Records excerpted from a collection
= = =

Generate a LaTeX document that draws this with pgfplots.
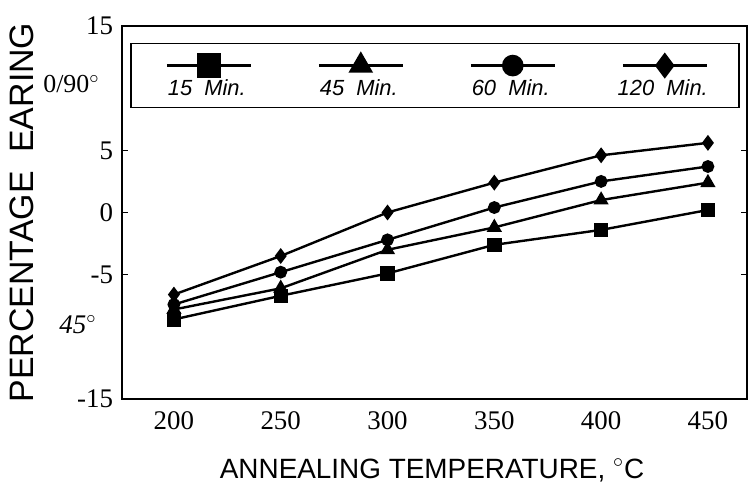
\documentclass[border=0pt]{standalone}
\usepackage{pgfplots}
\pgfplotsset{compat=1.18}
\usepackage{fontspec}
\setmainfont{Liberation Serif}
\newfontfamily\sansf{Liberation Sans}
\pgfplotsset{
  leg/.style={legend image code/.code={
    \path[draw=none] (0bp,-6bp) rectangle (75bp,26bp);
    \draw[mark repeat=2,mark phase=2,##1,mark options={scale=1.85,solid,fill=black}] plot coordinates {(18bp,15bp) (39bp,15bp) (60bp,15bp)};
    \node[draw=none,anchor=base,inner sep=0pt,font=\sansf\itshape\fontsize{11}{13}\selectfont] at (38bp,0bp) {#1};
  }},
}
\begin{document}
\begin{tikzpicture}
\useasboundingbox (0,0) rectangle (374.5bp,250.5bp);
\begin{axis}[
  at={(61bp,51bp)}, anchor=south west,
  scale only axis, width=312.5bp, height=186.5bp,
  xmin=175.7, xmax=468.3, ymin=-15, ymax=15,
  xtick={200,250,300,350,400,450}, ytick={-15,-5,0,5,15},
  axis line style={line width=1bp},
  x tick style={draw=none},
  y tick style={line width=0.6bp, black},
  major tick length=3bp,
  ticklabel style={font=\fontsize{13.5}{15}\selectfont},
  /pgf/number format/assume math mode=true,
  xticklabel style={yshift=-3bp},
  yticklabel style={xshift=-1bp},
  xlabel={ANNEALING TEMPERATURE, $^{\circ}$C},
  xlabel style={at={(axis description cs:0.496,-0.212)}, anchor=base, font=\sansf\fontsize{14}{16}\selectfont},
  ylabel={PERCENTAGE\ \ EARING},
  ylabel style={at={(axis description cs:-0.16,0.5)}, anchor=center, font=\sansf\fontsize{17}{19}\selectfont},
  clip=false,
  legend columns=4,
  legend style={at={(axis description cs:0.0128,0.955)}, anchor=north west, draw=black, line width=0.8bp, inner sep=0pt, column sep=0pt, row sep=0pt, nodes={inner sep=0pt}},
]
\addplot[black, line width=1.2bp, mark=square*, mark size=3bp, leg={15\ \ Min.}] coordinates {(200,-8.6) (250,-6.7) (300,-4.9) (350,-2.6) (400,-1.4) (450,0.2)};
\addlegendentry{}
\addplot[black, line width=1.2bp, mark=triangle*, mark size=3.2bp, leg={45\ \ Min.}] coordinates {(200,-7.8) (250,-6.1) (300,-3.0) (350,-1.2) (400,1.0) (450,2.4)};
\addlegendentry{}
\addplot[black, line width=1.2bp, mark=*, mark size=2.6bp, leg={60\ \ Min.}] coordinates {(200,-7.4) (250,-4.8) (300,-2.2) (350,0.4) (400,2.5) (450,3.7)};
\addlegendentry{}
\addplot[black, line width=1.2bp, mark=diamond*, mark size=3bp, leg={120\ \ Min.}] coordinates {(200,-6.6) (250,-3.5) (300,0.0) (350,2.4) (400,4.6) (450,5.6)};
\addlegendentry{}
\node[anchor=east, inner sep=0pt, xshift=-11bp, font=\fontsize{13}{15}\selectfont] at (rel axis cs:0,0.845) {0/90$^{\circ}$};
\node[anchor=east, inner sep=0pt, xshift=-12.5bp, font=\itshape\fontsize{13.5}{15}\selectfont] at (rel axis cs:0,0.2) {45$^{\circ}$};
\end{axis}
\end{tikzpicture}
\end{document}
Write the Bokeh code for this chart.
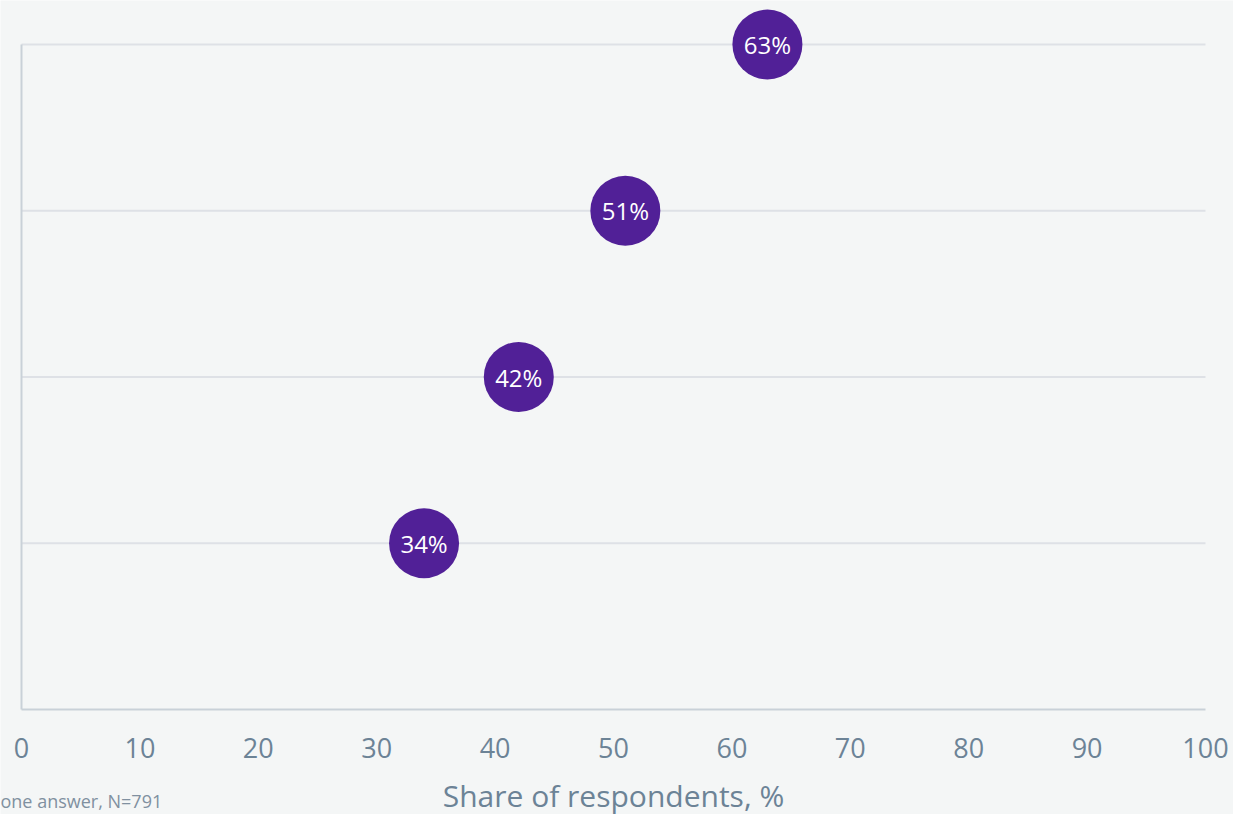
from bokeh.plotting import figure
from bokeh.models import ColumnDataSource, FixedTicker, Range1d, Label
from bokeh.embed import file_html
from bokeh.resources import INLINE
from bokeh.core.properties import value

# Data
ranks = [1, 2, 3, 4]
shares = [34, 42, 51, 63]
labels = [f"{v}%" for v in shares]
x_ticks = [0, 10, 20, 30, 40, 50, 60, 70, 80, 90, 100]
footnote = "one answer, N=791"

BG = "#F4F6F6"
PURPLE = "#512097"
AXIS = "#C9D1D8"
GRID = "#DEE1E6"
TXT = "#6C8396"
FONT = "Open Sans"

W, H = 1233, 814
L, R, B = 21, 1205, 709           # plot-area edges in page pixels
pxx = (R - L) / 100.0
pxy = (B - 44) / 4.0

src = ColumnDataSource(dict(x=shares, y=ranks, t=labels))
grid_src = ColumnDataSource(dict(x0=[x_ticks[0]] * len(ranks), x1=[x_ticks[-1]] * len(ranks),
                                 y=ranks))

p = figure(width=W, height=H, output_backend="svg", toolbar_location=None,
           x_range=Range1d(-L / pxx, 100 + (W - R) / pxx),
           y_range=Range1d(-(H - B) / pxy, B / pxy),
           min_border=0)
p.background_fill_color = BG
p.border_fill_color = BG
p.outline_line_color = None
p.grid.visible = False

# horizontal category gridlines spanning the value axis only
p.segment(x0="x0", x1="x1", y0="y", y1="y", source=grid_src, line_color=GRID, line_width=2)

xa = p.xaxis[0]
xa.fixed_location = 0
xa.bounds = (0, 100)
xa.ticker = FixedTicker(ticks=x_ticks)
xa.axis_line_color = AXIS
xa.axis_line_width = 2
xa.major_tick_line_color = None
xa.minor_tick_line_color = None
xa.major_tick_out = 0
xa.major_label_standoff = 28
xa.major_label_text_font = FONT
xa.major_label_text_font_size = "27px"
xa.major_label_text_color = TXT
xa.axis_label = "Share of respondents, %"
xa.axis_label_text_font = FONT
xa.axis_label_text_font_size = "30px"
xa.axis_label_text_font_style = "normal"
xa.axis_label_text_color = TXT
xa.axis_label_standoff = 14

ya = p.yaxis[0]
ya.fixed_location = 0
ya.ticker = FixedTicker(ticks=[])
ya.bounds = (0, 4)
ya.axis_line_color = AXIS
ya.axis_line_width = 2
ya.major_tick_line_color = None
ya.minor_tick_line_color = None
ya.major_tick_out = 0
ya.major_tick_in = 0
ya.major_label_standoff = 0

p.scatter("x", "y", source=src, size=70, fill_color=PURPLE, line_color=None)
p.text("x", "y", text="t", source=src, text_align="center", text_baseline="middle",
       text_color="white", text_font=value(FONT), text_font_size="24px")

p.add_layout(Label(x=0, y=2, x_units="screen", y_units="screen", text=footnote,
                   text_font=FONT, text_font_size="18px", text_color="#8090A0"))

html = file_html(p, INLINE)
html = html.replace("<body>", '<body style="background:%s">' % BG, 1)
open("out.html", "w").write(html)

= = =

> REQUIREMENT
Make an exact copy of the whole listing, but don't bring over any pictures.

> RESULT FOR THIS TASK
Generate a LaTeX document that draws this with pgfplots.
\documentclass[border=0pt]{standalone}
\usepackage{pgfplots}
\pgfplotsset{compat=1.18}
\usepackage{fontspec}
\setmainfont{Liberation Serif}
\newfontfamily\sansf{Liberation Sans}
\pgfplotsset{
  leg/.style={legend image code/.code={
    \path[draw=none] (0bp,-6bp) rectangle (75bp,26bp);
    \draw[mark repeat=2,mark phase=2,##1,mark options={scale=1.85,solid,fill=black}] plot coordinates {(18bp,15bp) (39bp,15bp) (60bp,15bp)};
    \node[draw=none,anchor=base,inner sep=0pt,font=\sansf\itshape\fontsize{11}{13}\selectfont] at (38bp,0bp) {#1};
  }},
}
\begin{document}
\begin{tikzpicture}
\useasboundingbox (0,0) rectangle (374.5bp,250.5bp);
\begin{axis}[
  at={(61bp,51bp)}, anchor=south west,
  scale only axis, width=312.5bp, height=186.5bp,
  xmin=175.7, xmax=468.3, ymin=-15, ymax=15,
  xtick={200,250,300,350,400,450}, ytick={-15,-5,0,5,15},
  axis line style={line width=1bp},
  x tick style={draw=none},
  y tick style={line width=0.6bp, black},
  major tick length=3bp,
  ticklabel style={font=\fontsize{13.5}{15}\selectfont},
  /pgf/number format/assume math mode=true,
  xticklabel style={yshift=-3bp},
  yticklabel style={xshift=-1bp},
  xlabel={ANNEALING TEMPERATURE, $^{\circ}$C},
  xlabel style={at={(axis description cs:0.496,-0.212)}, anchor=base, font=\sansf\fontsize{14}{16}\selectfont},
  ylabel={PERCENTAGE\ \ EARING},
  ylabel style={at={(axis description cs:-0.16,0.5)}, anchor=center, font=\sansf\fontsize{17}{19}\selectfont},
  clip=false,
  legend columns=4,
  legend style={at={(axis description cs:0.0128,0.955)}, anchor=north west, draw=black, line width=0.8bp, inner sep=0pt, column sep=0pt, row sep=0pt, nodes={inner sep=0pt}},
]
\addplot[black, line width=1.2bp, mark=square*, mark size=3bp, leg={15\ \ Min.}] coordinates {(200,-8.6) (250,-6.7) (300,-4.9) (350,-2.6) (400,-1.4) (450,0.2)};
\addlegendentry{}
\addplot[black, line width=1.2bp, mark=triangle*, mark size=3.2bp, leg={45\ \ Min.}] coordinates {(200,-7.8) (250,-6.1) (300,-3.0) (350,-1.2) (400,1.0) (450,2.4)};
\addlegendentry{}
\addplot[black, line width=1.2bp, mark=*, mark size=2.6bp, leg={60\ \ Min.}] coordinates {(200,-7.4) (250,-4.8) (300,-2.2) (350,0.4) (400,2.5) (450,3.7)};
\addlegendentry{}
\addplot[black, line width=1.2bp, mark=diamond*, mark size=3bp, leg={120\ \ Min.}] coordinates {(200,-6.6) (250,-3.5) (300,0.0) (350,2.4) (400,4.6) (450,5.6)};
\addlegendentry{}
\node[anchor=east, inner sep=0pt, xshift=-11bp, font=\fontsize{13}{15}\selectfont] at (rel axis cs:0,0.845) {0/90$^{\circ}$};
\node[anchor=east, inner sep=0pt, xshift=-12.5bp, font=\itshape\fontsize{13.5}{15}\selectfont] at (rel axis cs:0,0.2) {45$^{\circ}$};
\end{axis}
\end{tikzpicture}
\end{document}
Write the Bokeh code for this chart.
from bokeh.plotting import figure
from bokeh.models import ColumnDataSource, FixedTicker, Range1d, Label
from bokeh.embed import file_html
from bokeh.resources import INLINE
from bokeh.core.properties import value

# Data
ranks = [1, 2, 3, 4]
shares = [34, 42, 51, 63]
labels = [f"{v}%" for v in shares]
x_ticks = [0, 10, 20, 30, 40, 50, 60, 70, 80, 90, 100]
footnote = "one answer, N=791"

BG = "#F4F6F6"
PURPLE = "#512097"
AXIS = "#C9D1D8"
GRID = "#DEE1E6"
TXT = "#6C8396"
FONT = "Open Sans"

W, H = 1233, 814
L, R, B = 21, 1205, 709           # plot-area edges in page pixels
pxx = (R - L) / 100.0
pxy = (B - 44) / 4.0

src = ColumnDataSource(dict(x=shares, y=ranks, t=labels))
grid_src = ColumnDataSource(dict(x0=[x_ticks[0]] * len(ranks), x1=[x_ticks[-1]] * len(ranks),
                                 y=ranks))

p = figure(width=W, height=H, output_backend="svg", toolbar_location=None,
           x_range=Range1d(-L / pxx, 100 + (W - R) / pxx),
           y_range=Range1d(-(H - B) / pxy, B / pxy),
           min_border=0)
p.background_fill_color = BG
p.border_fill_color = BG
p.outline_line_color = None
p.grid.visible = False

# horizontal category gridlines spanning the value axis only
p.segment(x0="x0", x1="x1", y0="y", y1="y", source=grid_src, line_color=GRID, line_width=2)

xa = p.xaxis[0]
xa.fixed_location = 0
xa.bounds = (0, 100)
xa.ticker = FixedTicker(ticks=x_ticks)
xa.axis_line_color = AXIS
xa.axis_line_width = 2
xa.major_tick_line_color = None
xa.minor_tick_line_color = None
xa.major_tick_out = 0
xa.major_label_standoff = 28
xa.major_label_text_font = FONT
xa.major_label_text_font_size = "27px"
xa.major_label_text_color = TXT
xa.axis_label = "Share of respondents, %"
xa.axis_label_text_font = FONT
xa.axis_label_text_font_size = "30px"
xa.axis_label_text_font_style = "normal"
xa.axis_label_text_color = TXT
xa.axis_label_standoff = 14

ya = p.yaxis[0]
ya.fixed_location = 0
ya.ticker = FixedTicker(ticks=[])
ya.bounds = (0, 4)
ya.axis_line_color = AXIS
ya.axis_line_width = 2
ya.major_tick_line_color = None
ya.minor_tick_line_color = None
ya.major_tick_out = 0
ya.major_tick_in = 0
ya.major_label_standoff = 0

p.scatter("x", "y", source=src, size=70, fill_color=PURPLE, line_color=None)
p.text("x", "y", text="t", source=src, text_align="center", text_baseline="middle",
       text_color="white", text_font=value(FONT), text_font_size="24px")

p.add_layout(Label(x=0, y=2, x_units="screen", y_units="screen", text=footnote,
                   text_font=FONT, text_font_size="18px", text_color="#8090A0"))

html = file_html(p, INLINE)
html = html.replace("<body>", '<body style="background:%s">' % BG, 1)
open("out.html", "w").write(html)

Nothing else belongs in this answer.